Because mutations can occur early in the course of the disease, the activated cytotoxic T cells are no longer effective, yet immune response to escape mutants is much weaker than that to the primary HIV isolate (“original antigenic sin”). Antibody responses to the initial epitopes have also been reported to dominate. In addition to a blunted response to the escape mutants, the decrease in CD4+ T cells hampers cytotoxic T cell development (and antibody responses) because both require cognate interaction with, and cytokines derived from, CD4+ T cells.

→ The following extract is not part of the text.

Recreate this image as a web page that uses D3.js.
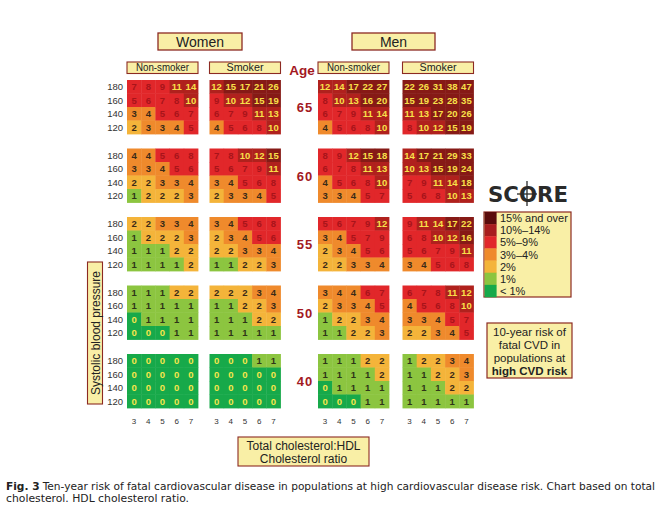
<!DOCTYPE html>
<html><head><meta charset="utf-8">
<script src="https://cdn.jsdelivr.net/npm/d3@7"></script>
<style>body{margin:0;background:#fff}svg{display:block}</style>
</head><body>
<script>
const ages = [65, 60, 55, 50, 40];
const sbpLevels = [180, 160, 140, 120];
const cholRatios = [3, 4, 5, 6, 7];

// Each entry: one age band (65,60,55,50,40); rows = SBP 180,160,140,120; cols = chol ratio 3..7
const womenNonSmoker = [
  [[7,8,9,11,14],[5,6,7,8,10],[3,4,5,6,7],[2,3,3,4,5]],
  [[4,4,5,6,8],[3,3,4,5,6],[2,2,3,3,4],[1,2,2,2,3]],
  [[2,2,3,3,4],[1,2,2,2,3],[1,1,1,2,2],[1,1,1,1,2]],
  [[1,1,1,2,2],[1,1,1,1,1],[0,1,1,1,1],[0,0,0,1,1]],
  [[0,0,0,0,0],[0,0,0,0,0],[0,0,0,0,0],[0,0,0,0,0]]
];
const womenSmoker = [
  [[12,15,17,21,26],[9,10,12,15,19],[6,7,9,11,13],[4,5,6,8,10]],
  [[7,8,10,12,15],[5,6,7,9,11],[3,4,5,6,8],[2,3,3,4,5]],
  [[3,4,5,6,8],[2,3,4,5,6],[2,2,3,3,4],[1,1,2,2,3]],
  [[2,2,2,3,4],[1,1,2,2,3],[1,1,1,2,2],[1,1,1,1,1]],
  [[0,0,0,1,1],[0,0,0,0,0],[0,0,0,0,0],[0,0,0,0,0]]
];
const menNonSmoker = [
  [[12,14,17,22,27],[8,10,13,16,20],[6,7,9,11,14],[4,5,6,8,10]],
  [[8,9,12,15,18],[6,7,8,11,13],[4,5,6,8,10],[3,3,4,5,7]],
  [[5,6,7,9,12],[3,4,5,7,9],[2,3,4,5,6],[2,2,3,3,4]],
  [[3,4,4,6,7],[2,3,3,4,5],[1,2,2,3,4],[1,1,2,2,3]],
  [[1,1,1,2,2],[1,1,1,1,2],[0,1,1,1,1],[0,0,0,1,1]]
];
const menSmoker = [
  [[22,26,31,38,47],[15,19,23,28,35],[11,13,17,20,26],[8,10,12,15,19]],
  [[14,17,21,29,33],[10,13,15,19,24],[7,9,11,14,18],[5,6,8,10,13]],
  [[9,11,14,17,22],[6,8,10,12,16],[5,6,7,9,11],[3,4,5,6,8]],
  [[6,7,8,11,12],[4,5,6,8,10],[3,3,4,5,7],[2,2,3,4,5]],
  [[1,2,2,3,4],[1,1,2,2,3],[1,1,1,2,2],[1,1,1,1,1]]
];

const sexLabels = ["Women", "Men"];
const smokingLabels = ["Non-smoker", "Smoker"];
const legendLabels = ["15% and over", "10%\u201314%", "5%\u20139%", "3%\u20134%", "2%", "1%", "< 1%"];
const riskThresholds = [1, 2, 3, 5, 10, 15];
const riskColors = ["#17a94a", "#8cc540", "#f4b43a", "#ef8a2c", "#e1272a", "#b0211d", "#861a16"];
const textColors = ["#f6e64a", "#2e3418", "#3a2a18", "#3a2a18", "#a8141a", "#f8e04a", "#f8e04a"];

const W = 662, H = 523;
const svg = d3.select("body").append("svg").attr("width", W).attr("height", H);

const colorScale = d3.scaleThreshold().domain(riskThresholds).range(riskColors);
const textScale = d3.scaleThreshold().domain(riskThresholds).range(textColors);

const BORDER = "#8c2a22", BOXFILL = "#f9efa6";
const FONT = "'Liberation Sans', Arial, sans-serif";

const panels = [
  {sex: 0, smoke: 0, data: womenNonSmoker, x0: 127},
  {sex: 0, smoke: 1, data: womenSmoker, x0: 209.5},
  {sex: 1, smoke: 0, data: menNonSmoker, x0: 318},
  {sex: 1, smoke: 1, data: menSmoker, x0: 402.5}
];
const gridW = 71, gridH = 54;
const ageTop = d3.scaleLinear().domain([0, 4]).range([80, 354]);

// sex header boxes
const sexBoxes = [{x: 158, w: 84}, {x: 352, w: 83}];
sexBoxes.forEach((b, i) => {
  svg.append("rect").attr("x", b.x).attr("y", 33).attr("width", b.w).attr("height", 17)
    .attr("fill", BOXFILL).attr("stroke", BORDER).attr("stroke-width", 1.3);
  svg.append("text").attr("x", b.x + b.w / 2).attr("y", 47).attr("text-anchor", "middle")
    .attr("font-family", FONT).attr("font-size", 14).attr("fill", "#222").text(sexLabels[i]);
});

panels.forEach(p => {
  // smoker header
  svg.append("rect").attr("x", p.x0).attr("y", 62).attr("width", gridW).attr("height", 11.5)
    .attr("fill", BOXFILL).attr("stroke", BORDER).attr("stroke-width", 1.1);
  svg.append("text").attr("x", p.x0 + gridW / 2).attr("y", 71.3).attr("text-anchor", "middle")
    .attr("font-family", FONT).attr("font-size", 10).attr("fill", "#222")
    .attr("textLength", p.smoke === 0 ? 53 : 37).attr("lengthAdjust", "spacingAndGlyphs")
    .text(smokingLabels[p.smoke]);

  const x = d3.scaleBand().domain(cholRatios).range([p.x0, p.x0 + gridW]);
  ages.forEach((age, ai) => {
    const top = ageTop(ai);
    const y = d3.scaleBand().domain(sbpLevels).range([top, top + gridH]);
    const cells = [];
    sbpLevels.forEach((s, ri) => cholRatios.forEach((c, ci) =>
      cells.push({s, c, v: p.data[ai][ri][ci]})));
    const g = svg.append("g");
    g.selectAll("rect").data(cells).join("rect")
      .attr("x", d => x(d.c)).attr("y", d => y(d.s))
      .attr("width", x.bandwidth() + 0.4).attr("height", y.bandwidth() + 0.4)
      .attr("fill", d => colorScale(d.v));
    g.selectAll("text").data(cells).join("text")
      .attr("x", d => x(d.c) + x.bandwidth() / 2).attr("y", d => y(d.s) + y.bandwidth() / 2 + 3.3)
      .attr("text-anchor", "middle")
      .attr("font-family", "'Liberation Sans Narrow', 'Liberation Sans', Arial, sans-serif")
      .attr("font-weight", "bold").attr("font-size", 9.5)
      .attr("fill", d => textScale(d.v)).text(d => d.v);

    if (p.sex === 0 && p.smoke === 0) {
      svg.append("g").selectAll("text").data(sbpLevels).join("text")
        .attr("x", 123).attr("y", d => y(d) + y.bandwidth() / 2 + 3.5)
        .attr("text-anchor", "end").attr("font-family", FONT).attr("font-size", 9.5)
        .attr("fill", "#333").text(d => d);
    }
  });
  // chol ticks
  svg.append("g").selectAll("text").data(cholRatios).join("text")
    .attr("x", d => x(d) + x.bandwidth() / 2).attr("y", 424)
    .attr("text-anchor", "middle").attr("font-family", FONT).attr("font-size", 8)
    .attr("fill", "#333").text(d => d);
});

// Age labels
svg.append("text").attr("x", 302).attr("y", 75).attr("text-anchor", "middle")
  .attr("font-family", FONT).attr("font-weight", "bold").attr("font-size", 13.5)
  .attr("fill", "#a3191f").text("Age");
svg.append("g").selectAll("text").data(ages).join("text")
  .attr("x", 305).attr("y", (d, i) => ageTop(i) + gridH / 2 + 5)
  .attr("text-anchor", "middle").attr("font-family", FONT).attr("font-weight", "bold")
  .attr("font-size", 13).attr("letter-spacing", 1).attr("fill", "#a3191f").text(d => d);

// Y axis label box
svg.append("rect").attr("x", 87.5).attr("y", 262).attr("width", 15).attr("height", 142)
  .attr("fill", BOXFILL).attr("stroke", BORDER).attr("stroke-width", 1.1);
svg.append("text").attr("transform", "translate(99.5,333) rotate(-90)").attr("text-anchor", "middle")
  .attr("font-family", FONT).attr("font-size", 12).attr("fill", "#222").text("Systolic blood pressure");

// X axis label box
svg.append("rect").attr("x", 238).attr("y", 437).attr("width", 131).attr("height", 29)
  .attr("fill", BOXFILL).attr("stroke", BORDER).attr("stroke-width", 1.1);
svg.append("text").attr("x", 303.5).attr("y", 450).attr("text-anchor", "middle")
  .attr("font-family", FONT).attr("font-size", 12).attr("fill", "#222").text("Total cholesterol:HDL");
svg.append("text").attr("x", 303.5).attr("y", 463).attr("text-anchor", "middle")
  .attr("font-family", FONT).attr("font-size", 12).attr("fill", "#222").text("Cholesterol ratio");

// SCORE logo
svg.append("text").attr("x", 488).attr("y", 202).attr("textLength", 80).attr("lengthAdjust", "spacingAndGlyphs")
  .attr("font-family", "'DejaVu Sans', sans-serif").attr("font-weight", "bold").attr("font-size", 21)
  .attr("fill", "#2a2a2a").text("SCORE");
svg.append("line").attr("x1", 527).attr("x2", 527).attr("y1", 181).attr("y2", 206)
  .attr("stroke", "#2a2a2a").attr("stroke-width", 1.3);
svg.append("line").attr("x1", 517).attr("x2", 537).attr("y1", 194).attr("y2", 194)
  .attr("stroke", "#2a2a2a").attr("stroke-width", 1.3);

// Legend
const lg = svg.append("g");
const lx = 484, ly = 212, lw = 87, rowH = 85 / 7;
lg.append("rect").attr("x", lx).attr("y", ly).attr("width", lw).attr("height", 85)
  .attr("fill", BOXFILL).attr("stroke", BORDER).attr("stroke-width", 1.2);
const legendColors = ["#5a0c0c", "#a81e1e", "#e1272a", "#ef8a2c", "#f4b43a", "#8cc540", "#17a94a"];
lg.selectAll("rect.sw").data(legendLabels).join("rect").attr("class", "sw")
  .attr("x", lx + 0.6).attr("y", (d, i) => ly + i * rowH).attr("width", 12).attr("height", rowH + 0.3)
  .attr("fill", (d, i) => legendColors[i]);
lg.selectAll("text").data(legendLabels).join("text")
  .attr("x", lx + 16).attr("y", (d, i) => ly + i * rowH + rowH / 2 + 4)
  .attr("font-family", FONT).attr("font-size", 11).attr("fill", "#222").text(d => d);

// Risk note box
svg.append("rect").attr("x", 487).attr("y", 323).attr("width", 85).attr("height", 55)
  .attr("fill", BOXFILL).attr("stroke", BORDER).attr("stroke-width", 1.2);
const note = ["10-year risk of", "fatal CVD in", "populations at", "high CVD risk"];
svg.append("g").selectAll("text").data(note).join("text")
  .attr("x", 529.5).attr("y", (d, i) => 335.5 + i * 13).attr("text-anchor", "middle")
  .attr("font-family", FONT).attr("font-size", 11.5).attr("font-weight", (d, i) => i === 3 ? "bold" : "normal")
  .attr("fill", "#222").text(d => d);

// Caption
const CAP = "'DejaVu Sans Condensed', 'Liberation Sans Narrow', sans-serif";
const cap1 = svg.append("text").attr("x", 6).attr("y", 490).attr("textLength", 649).attr("lengthAdjust", "spacingAndGlyphs")
  .attr("font-family", CAP).attr("font-size", 10).attr("fill", "#222");
cap1.append("tspan").attr("font-weight", "bold").text("Fig. 3");
cap1.append("tspan").text("  Ten-year risk of fatal cardiovascular disease in populations at high cardiovascular disease risk. Chart based on total");
svg.append("text").attr("x", 6).attr("y", 501.5).attr("textLength", 183).attr("lengthAdjust", "spacingAndGlyphs")
  .attr("font-family", CAP).attr("font-size", 10).attr("fill", "#222")
  .text("cholesterol. HDL cholesterol ratio.");
</script>
</body></html>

ETIOLOGY OF AIDS: HUMAN IMMUNODEFICIENCY VIRUS
Cell Infection
Cell Surface Receptors
Productive infection requires that HIV binds to both a primary receptor, CD4, and a co-receptor CCR5 or CXCR4 on the target cell. CCR5 and CXCR4 are chemokine receptors that are targeted by different HIV strains (Fig. 13-2). CCR5 is used primarily by macrophage (M) tropic strains, whereas CXCR4 is used primarily by T cell (T) tropic strains. HIV interacts first with the primary receptor, CD4, via its envelope glycoprotein, gp120. Binding to CD4 creates a complex that allows gp120 to bind to CCR5 or CXCR4. After this binding, gp41, which is a fusion protein, enters the cell membrane to initiate fusion of the viral envelope and subsequent delivery of the viral proteins and genome into the cell. Under some circumstances, HIV can infect cells that do not express CD4 (e.g., endothelial cells, microglial cells) by binding galactosyl ceramide.
HIV Evasive Strategies
Downregulation of Class I Expression
Downregulation of class I MHC expression is a relatively common viral evasive strategy, but the mechanisms by which this is achieved vary from virus to virus. In HIV, downregulation of class I MHC is attributed to the action of the HIV regulatory protein, Nef, because its presence, or absence, in the HIV genome affects expression of class I MHC on the cell surface, a requirement for activation of cytotoxic T cells. At least two different mechanisms have been reported to explain this effect; the first is that Nef increases the endocytosis of surface class I MHC; the other is that Nef redirects class I MHC from the Golgi to the cytosol, or sequesters the complex in the Golgi. Irrespective of the mechanism, a decrease in the class I MHC-HIV peptides expressed on the infected cell surface will hinder recognition and targeting by cytotoxic T cells. Interestingly, the amount of class I MHC expressed on a cell surface has been shown to depend on the particular Nef allele encoded by a particular viral variant.